Begin Provided data

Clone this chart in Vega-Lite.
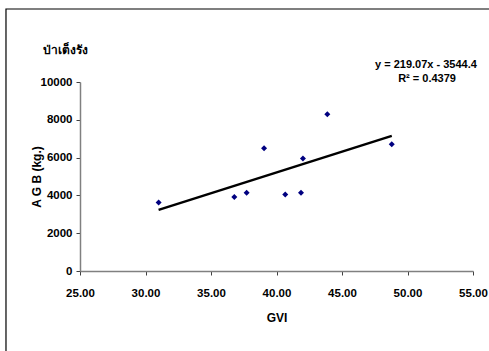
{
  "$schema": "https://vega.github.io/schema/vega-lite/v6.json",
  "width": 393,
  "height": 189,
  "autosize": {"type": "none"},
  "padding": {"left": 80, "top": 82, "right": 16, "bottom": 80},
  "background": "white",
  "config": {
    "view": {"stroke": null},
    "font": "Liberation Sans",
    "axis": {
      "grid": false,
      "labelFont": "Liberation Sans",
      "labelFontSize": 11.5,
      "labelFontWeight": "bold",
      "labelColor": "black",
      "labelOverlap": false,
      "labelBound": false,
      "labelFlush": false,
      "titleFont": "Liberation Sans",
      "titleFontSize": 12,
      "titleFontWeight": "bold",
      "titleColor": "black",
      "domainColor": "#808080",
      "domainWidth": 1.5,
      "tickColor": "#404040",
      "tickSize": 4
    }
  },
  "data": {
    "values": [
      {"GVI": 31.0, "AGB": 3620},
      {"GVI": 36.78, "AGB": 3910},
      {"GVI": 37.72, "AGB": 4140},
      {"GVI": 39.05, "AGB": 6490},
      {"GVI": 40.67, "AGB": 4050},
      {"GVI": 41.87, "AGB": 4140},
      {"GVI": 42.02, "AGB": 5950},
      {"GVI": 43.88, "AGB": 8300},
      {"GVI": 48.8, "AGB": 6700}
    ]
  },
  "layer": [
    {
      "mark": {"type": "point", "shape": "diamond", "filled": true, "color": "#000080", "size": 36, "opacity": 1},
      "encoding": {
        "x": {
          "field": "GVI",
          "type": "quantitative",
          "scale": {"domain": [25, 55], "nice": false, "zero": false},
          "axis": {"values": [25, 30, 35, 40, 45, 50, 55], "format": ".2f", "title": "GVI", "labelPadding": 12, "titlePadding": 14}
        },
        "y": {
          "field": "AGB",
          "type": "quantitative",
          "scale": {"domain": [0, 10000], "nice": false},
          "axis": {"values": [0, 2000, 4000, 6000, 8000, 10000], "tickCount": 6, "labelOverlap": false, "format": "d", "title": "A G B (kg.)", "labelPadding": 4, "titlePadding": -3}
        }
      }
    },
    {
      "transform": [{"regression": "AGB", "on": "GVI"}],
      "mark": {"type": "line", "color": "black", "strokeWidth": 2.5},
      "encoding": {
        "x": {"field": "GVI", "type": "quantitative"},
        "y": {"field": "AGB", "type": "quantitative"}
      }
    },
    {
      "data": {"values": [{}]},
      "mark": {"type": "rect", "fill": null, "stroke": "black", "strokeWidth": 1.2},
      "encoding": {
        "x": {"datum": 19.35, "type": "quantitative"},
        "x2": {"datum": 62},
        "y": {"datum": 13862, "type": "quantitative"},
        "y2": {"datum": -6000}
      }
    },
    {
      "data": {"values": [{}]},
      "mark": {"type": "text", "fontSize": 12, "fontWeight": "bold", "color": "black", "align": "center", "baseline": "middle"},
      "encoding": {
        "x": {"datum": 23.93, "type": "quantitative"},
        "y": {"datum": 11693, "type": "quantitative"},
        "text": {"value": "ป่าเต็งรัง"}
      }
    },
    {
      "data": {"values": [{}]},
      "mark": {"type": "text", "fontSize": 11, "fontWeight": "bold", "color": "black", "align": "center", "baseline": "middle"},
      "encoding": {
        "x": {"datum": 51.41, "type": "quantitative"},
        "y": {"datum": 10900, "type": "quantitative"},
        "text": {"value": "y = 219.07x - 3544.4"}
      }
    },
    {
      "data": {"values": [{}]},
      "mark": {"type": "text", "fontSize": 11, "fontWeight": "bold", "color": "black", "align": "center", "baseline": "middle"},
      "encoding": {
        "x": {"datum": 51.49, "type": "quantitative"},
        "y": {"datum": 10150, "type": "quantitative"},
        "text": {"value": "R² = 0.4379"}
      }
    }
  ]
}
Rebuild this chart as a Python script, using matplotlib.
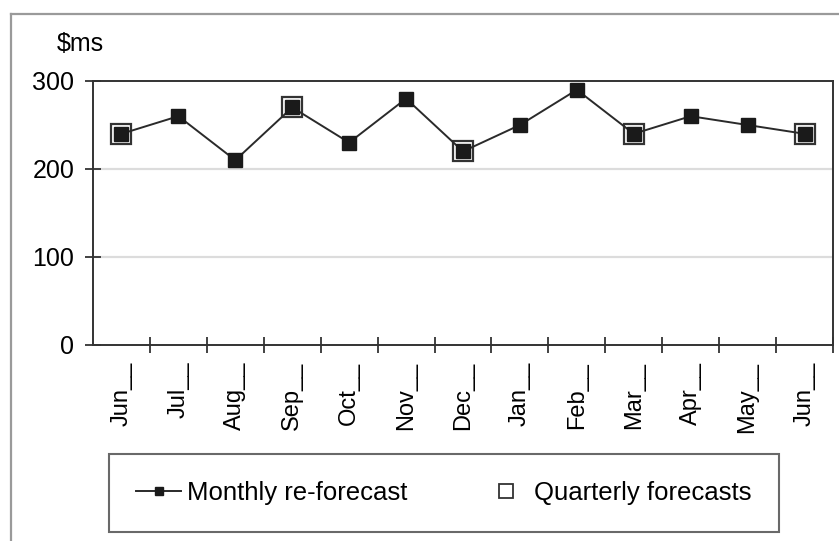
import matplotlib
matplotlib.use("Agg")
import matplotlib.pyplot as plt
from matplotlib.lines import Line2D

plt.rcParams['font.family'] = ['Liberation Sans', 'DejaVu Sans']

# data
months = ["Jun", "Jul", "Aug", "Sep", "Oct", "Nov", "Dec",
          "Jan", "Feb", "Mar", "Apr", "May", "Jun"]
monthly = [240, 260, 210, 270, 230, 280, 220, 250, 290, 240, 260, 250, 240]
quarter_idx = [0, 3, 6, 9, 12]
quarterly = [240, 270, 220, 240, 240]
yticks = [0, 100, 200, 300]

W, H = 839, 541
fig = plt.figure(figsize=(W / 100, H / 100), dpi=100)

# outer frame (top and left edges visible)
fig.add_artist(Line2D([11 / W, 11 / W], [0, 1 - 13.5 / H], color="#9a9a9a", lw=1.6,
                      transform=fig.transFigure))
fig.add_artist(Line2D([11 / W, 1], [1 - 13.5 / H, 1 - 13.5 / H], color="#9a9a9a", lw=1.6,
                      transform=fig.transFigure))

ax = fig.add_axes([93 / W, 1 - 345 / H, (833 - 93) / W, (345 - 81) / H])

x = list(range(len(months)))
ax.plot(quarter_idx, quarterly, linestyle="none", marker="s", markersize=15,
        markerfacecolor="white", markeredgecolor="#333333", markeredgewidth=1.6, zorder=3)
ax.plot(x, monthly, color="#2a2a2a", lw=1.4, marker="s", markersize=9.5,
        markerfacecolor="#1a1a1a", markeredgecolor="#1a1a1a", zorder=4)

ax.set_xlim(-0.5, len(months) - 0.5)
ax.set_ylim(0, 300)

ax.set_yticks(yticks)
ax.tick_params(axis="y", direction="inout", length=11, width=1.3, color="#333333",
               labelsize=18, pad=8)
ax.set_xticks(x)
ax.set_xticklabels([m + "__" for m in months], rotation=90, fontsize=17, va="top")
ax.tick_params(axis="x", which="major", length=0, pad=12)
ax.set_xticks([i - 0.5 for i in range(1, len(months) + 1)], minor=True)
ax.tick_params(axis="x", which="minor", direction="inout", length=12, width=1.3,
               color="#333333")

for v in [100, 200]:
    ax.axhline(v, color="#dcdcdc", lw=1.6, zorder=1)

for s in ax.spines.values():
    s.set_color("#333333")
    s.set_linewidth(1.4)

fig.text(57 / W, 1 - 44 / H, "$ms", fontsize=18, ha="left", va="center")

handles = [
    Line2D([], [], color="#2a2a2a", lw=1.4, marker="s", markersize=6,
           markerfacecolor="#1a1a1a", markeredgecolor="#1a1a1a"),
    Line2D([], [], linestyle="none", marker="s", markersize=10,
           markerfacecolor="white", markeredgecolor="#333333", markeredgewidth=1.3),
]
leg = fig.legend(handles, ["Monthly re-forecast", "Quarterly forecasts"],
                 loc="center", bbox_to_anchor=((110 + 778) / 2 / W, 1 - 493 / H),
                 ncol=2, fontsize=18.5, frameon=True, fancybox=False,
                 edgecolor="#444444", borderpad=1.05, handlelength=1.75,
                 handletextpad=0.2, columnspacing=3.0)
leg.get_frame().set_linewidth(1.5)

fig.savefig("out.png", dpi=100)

End Provided data
Begin Provided data

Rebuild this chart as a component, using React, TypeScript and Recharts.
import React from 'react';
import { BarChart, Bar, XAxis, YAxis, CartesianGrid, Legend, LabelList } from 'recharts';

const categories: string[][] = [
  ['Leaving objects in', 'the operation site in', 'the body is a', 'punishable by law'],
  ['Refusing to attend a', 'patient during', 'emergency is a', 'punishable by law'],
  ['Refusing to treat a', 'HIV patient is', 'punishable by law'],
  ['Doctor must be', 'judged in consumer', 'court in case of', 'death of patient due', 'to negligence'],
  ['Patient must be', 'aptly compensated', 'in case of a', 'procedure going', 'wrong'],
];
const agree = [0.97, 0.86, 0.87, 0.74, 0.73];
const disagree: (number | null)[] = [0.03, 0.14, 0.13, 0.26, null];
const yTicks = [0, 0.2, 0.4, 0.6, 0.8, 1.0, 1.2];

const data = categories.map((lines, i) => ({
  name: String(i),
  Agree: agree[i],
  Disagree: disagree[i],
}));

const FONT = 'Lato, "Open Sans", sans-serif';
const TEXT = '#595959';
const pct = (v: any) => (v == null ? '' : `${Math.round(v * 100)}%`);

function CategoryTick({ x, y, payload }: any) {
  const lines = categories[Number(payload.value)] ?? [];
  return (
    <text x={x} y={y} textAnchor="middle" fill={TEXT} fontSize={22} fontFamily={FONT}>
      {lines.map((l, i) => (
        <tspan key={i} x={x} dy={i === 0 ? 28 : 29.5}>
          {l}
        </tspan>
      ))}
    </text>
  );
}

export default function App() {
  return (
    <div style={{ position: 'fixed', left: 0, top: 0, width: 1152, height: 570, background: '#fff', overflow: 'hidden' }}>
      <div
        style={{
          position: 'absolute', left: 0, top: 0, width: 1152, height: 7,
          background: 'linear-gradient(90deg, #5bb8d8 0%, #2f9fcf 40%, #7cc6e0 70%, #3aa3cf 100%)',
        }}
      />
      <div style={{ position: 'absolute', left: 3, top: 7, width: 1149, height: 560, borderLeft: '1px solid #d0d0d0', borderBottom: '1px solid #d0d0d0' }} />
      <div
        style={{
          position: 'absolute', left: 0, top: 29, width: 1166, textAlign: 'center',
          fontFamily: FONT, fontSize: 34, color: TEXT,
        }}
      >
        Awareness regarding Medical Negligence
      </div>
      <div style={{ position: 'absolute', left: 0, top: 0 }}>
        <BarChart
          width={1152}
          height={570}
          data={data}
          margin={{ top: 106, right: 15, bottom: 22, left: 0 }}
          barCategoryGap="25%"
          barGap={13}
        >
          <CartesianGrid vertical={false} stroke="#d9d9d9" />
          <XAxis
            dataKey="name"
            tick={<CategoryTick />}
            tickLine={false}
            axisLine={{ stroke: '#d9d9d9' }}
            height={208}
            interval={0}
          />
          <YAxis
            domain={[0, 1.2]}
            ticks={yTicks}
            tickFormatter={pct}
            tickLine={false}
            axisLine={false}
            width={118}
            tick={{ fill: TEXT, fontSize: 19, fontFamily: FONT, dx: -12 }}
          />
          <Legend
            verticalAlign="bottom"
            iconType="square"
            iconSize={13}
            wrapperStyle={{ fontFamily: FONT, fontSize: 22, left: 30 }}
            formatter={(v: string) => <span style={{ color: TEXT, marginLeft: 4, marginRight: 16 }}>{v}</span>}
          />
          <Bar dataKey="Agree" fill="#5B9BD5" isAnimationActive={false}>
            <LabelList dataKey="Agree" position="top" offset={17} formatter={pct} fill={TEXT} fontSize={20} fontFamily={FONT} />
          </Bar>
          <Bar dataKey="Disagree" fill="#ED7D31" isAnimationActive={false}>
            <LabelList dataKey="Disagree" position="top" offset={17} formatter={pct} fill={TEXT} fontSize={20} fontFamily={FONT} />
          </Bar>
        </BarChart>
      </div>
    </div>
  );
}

End Provided data
Begin Provided data

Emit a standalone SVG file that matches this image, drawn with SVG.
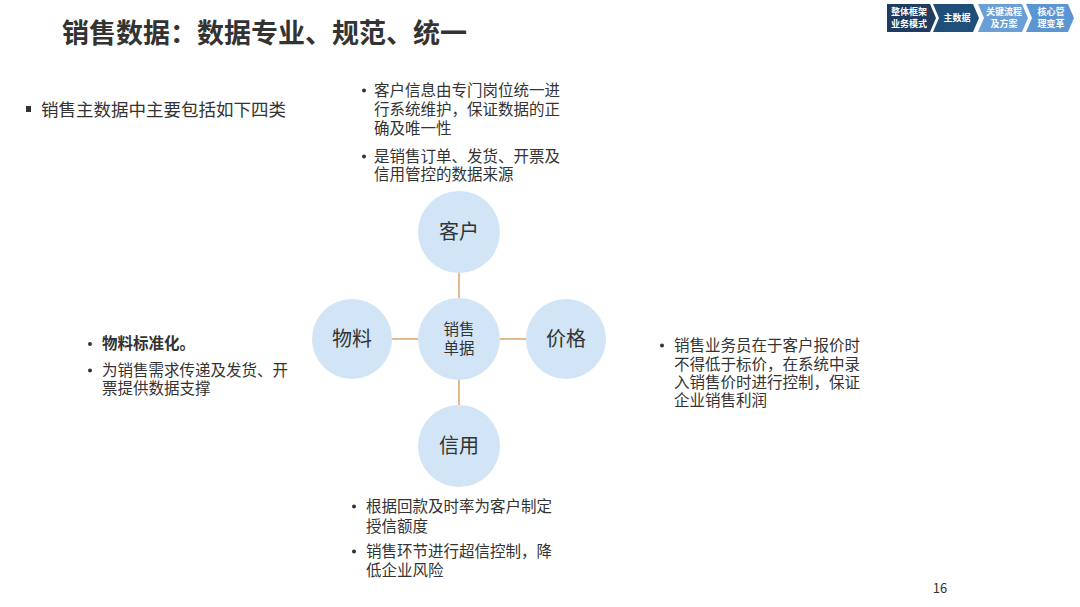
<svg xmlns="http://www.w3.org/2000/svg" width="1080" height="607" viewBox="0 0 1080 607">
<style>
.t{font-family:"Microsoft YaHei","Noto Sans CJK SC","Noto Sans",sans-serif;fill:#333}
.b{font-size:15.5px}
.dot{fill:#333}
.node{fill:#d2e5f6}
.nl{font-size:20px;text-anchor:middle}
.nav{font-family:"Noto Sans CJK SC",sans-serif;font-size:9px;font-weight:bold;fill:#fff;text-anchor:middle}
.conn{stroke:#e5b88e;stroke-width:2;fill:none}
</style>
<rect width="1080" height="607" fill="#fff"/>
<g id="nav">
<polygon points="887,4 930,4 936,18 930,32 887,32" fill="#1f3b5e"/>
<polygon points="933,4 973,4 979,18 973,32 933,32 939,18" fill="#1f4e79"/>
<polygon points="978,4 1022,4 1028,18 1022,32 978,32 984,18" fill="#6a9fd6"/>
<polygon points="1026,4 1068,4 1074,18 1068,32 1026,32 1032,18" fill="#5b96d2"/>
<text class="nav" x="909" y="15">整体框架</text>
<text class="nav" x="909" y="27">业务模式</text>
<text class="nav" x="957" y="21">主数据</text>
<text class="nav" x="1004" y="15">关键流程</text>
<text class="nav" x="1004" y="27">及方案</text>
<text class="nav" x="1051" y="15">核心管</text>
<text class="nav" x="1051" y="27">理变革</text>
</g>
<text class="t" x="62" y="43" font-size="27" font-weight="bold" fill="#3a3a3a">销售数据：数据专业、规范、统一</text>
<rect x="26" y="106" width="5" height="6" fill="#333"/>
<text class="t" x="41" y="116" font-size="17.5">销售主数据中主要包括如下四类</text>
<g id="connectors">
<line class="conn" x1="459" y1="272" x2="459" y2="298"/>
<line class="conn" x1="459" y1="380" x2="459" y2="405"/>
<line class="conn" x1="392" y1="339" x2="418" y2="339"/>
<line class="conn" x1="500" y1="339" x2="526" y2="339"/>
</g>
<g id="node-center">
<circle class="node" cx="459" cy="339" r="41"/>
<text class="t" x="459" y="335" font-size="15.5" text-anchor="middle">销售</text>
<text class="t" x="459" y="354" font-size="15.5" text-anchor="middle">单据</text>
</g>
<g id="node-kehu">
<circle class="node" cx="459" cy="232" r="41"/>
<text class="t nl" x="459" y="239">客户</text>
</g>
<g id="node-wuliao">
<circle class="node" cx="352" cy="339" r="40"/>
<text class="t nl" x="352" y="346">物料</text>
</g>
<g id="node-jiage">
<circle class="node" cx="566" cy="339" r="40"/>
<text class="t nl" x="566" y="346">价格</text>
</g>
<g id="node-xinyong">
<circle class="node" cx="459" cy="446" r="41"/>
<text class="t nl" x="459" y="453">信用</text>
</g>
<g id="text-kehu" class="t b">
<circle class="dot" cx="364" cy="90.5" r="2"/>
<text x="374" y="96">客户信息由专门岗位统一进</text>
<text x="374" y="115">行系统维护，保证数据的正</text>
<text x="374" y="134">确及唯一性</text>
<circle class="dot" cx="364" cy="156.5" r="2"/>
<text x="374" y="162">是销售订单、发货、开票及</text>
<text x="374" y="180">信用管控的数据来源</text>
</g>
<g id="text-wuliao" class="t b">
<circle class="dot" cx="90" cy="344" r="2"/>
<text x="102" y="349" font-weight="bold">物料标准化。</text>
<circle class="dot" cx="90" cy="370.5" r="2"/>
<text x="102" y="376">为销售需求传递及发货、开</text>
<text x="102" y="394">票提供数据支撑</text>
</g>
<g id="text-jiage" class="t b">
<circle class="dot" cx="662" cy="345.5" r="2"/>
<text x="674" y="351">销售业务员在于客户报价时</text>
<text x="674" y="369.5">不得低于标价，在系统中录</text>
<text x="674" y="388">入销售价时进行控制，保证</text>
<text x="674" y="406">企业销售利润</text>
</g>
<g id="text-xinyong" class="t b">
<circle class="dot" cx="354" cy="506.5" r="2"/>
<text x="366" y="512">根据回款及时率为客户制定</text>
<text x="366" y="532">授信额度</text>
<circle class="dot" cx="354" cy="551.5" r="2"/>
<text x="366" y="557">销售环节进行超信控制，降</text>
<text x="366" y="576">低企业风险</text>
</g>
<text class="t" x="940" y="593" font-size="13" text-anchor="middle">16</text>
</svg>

End Provided data

Written problem - In the listing above, find the line containing "Rebuild this chart as a Python" and the line containing "plt.rcParams['font.family'] = ['Liberation", then return both of them and every line between, exactly, without pictures.

Task response -
Rebuild this chart as a Python script, using matplotlib.
import matplotlib
matplotlib.use("Agg")
import matplotlib.pyplot as plt
from matplotlib.lines import Line2D

plt.rcParams['font.family'] = ['Liberation Sans', 'DejaVu Sans']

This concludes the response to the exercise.